## Source material
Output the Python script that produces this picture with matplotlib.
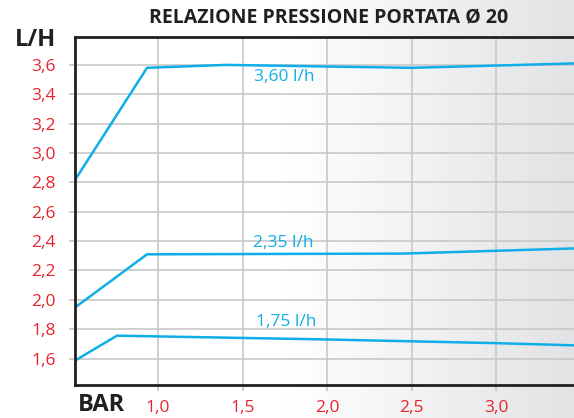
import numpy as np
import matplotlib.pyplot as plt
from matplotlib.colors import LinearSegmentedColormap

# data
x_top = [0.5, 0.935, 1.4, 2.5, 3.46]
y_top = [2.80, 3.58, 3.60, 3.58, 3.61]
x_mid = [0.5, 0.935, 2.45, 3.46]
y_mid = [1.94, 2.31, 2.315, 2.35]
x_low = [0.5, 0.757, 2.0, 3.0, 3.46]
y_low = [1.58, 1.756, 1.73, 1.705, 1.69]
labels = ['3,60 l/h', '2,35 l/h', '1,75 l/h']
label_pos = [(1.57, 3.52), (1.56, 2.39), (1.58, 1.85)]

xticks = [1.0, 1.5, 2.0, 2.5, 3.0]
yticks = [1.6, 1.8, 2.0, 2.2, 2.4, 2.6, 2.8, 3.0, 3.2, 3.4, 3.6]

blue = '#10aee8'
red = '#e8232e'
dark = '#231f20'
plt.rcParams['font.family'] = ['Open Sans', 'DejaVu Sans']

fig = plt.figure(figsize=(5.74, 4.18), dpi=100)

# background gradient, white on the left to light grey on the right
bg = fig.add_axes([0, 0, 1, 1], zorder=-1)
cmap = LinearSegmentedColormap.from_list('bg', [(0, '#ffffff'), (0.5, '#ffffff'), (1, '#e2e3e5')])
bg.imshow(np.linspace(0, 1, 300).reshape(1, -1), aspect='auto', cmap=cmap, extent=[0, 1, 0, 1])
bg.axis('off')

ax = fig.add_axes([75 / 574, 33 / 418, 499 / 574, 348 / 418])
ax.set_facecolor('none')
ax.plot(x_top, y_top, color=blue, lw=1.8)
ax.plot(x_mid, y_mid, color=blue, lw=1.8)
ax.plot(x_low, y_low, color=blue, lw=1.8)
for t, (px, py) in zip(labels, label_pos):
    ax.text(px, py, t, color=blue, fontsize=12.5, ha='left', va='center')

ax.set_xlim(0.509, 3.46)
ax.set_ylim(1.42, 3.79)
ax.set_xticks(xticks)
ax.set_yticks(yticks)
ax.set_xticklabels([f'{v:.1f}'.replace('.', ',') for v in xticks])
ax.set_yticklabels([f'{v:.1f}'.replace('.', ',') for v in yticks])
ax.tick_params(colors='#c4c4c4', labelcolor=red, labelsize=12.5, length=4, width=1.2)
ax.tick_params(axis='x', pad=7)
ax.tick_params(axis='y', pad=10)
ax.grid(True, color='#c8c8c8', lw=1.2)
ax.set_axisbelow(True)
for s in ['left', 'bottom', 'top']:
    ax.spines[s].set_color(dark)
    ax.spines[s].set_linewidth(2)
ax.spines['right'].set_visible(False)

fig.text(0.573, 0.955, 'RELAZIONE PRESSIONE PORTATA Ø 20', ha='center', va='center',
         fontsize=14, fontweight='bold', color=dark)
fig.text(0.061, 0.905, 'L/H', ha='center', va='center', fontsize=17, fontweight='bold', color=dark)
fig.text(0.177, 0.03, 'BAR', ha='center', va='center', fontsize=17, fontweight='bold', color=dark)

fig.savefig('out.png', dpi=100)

## What needs to be done
Out of the material above, gather each line where "matplotlib" appears.

## Solution to the exercise
Output the Python script that produces this picture with matplotlib.
import matplotlib.pyplot as plt
from matplotlib.colors import LinearSegmentedColormap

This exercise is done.